Skulpturen in Wuppertal: Ästhetik, die in die Irre führt

Olaf Metzel zeigt in Wuppertal "Turkish Delight"

Wuppertal. Sie ist zwar keine klassische Schönheit, doch könnte der weibliche Akt von Olaf Metzel ohne weiteres aus dem 19. Jahrhundert stammen. Aus Bronze ist die zierliche Frauengestalt, die derzeit im Wuppertaler Von der Heydt-Museum ganz traditionell auf einem steinernen Sockel steht. Wenn da nur nicht das Kopftuch wäre, mit dem die Nackte bekleidet ist, und das aus dem ästhetisch schönen Frauenkörper eine Provokation macht.

"Turkish Delight" heißt die Skulptur, die ab Sonntag in der Ausstellung "no problem" mit Werken des Bildhauers Olaf Metzel zu sehen ist. Geradezu beispielhaft steht sie für die künstlerische Arbeit des in München lebenden Metzels, über die in Wuppertal ein Überblick von den achtziger Jahren bis heute geboten wird. Formal von höchster Qualität, legen die Skulpturen Metzels den Finger in die Wunden der Gesellschaft und treffen weit verbreitete Vorurteile, mögen sie auch in noch so guter Absicht verfasst sein.

Alles andere als politisch korrekt, unterlegt der Professor für Bildhauerei seine Arbeit keinerlei Denkverboten, doch erschöpfen sich seine Skulpturen nie in provokativen Inhalt. So bezieht sich "Turkish Delight" nicht nur auf das inzwischen über alle Maßen politisch und religiös aufgeladene Kopftuch, die Skulptur steht zudem im Kontext des Orientalismus, jenen Darstellungen des Orients von Ingres bis Manet, die das im Westen vorherrschende Bild des Morgenlandes als exotisch-sinnenfreudiges prägten.
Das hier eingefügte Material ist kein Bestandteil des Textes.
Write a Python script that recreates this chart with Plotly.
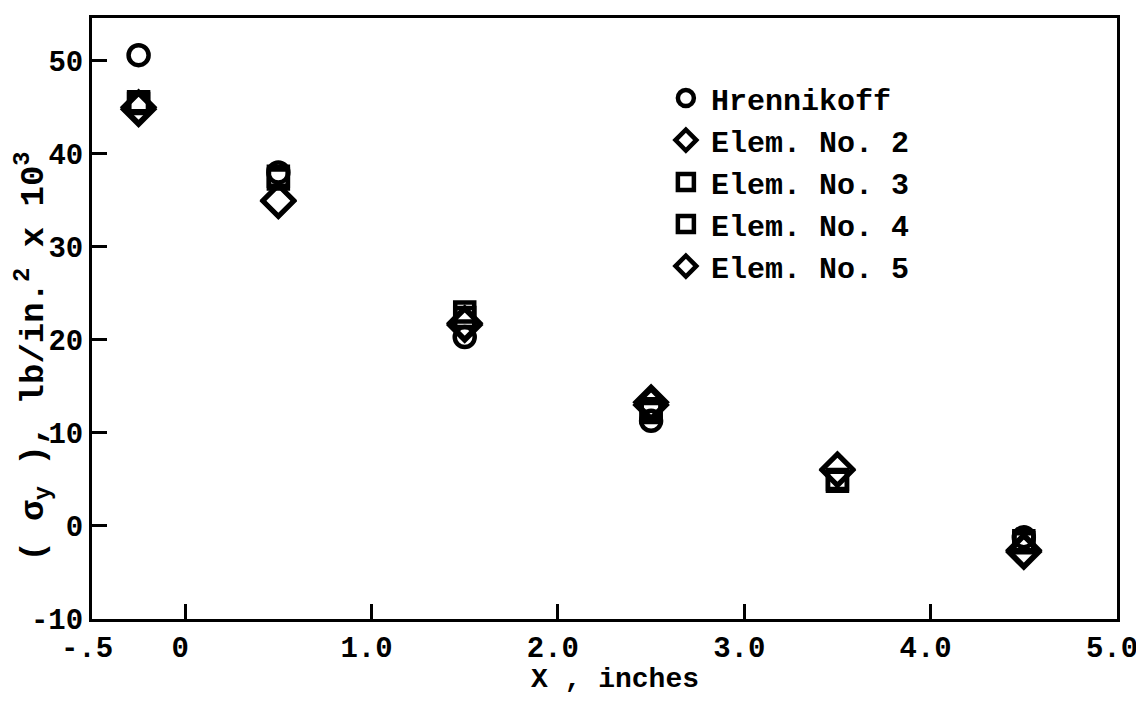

So fügt sich die kleine Werkschau perfekt in die Räume des Von der Heydt-Museums, dessen Sammlung größtenteils aus Malerei des 19. Jahrhunderts besteht.

Auf sie bezieht sich Metzel bewusst, auch wenn er von der damaligen Ästhetik abweicht. Erklimmt man das schöne Treppenhaus, ist man mit vier bronzene Galgenschlingen konfrontiert, in tödlicher Höhe angebracht. "Viererbande" (1998) nennt Metzel das drastische Ensemble mit Verweis auf die treibende Kraft der chinesischen Kulturrevolution. Ähnlich frappierend wirkt die Reihe beschmutzter Pissoirs im sonst der Barockmalerei vorbehaltenen Raum: "Milieufragen" (2007) stellt der umstrittene Bildhauer damit, nicht nur in Bezug auf Duchamp und das serielle Vorgehen der Minimal Art. Heimelig wirkt dagegen die Rauminstallation mit den beiden Werken "Im Grünen" (1992) und "Turbokapitalismus" (1999). Doch auch hier ist der Hintergrund irritierend: die Machenschaften der Amerikaner im Jugoslawienkrieg sowie Urlaub im Krisengebiet. No problem? Für Metzel nicht. Statt vorauseilendem Gehorsam setzt er auf offene Konfrontation. Damit lässt das Museum unter dem neuen Direktor Gerhard Finckh frischen Wind herein.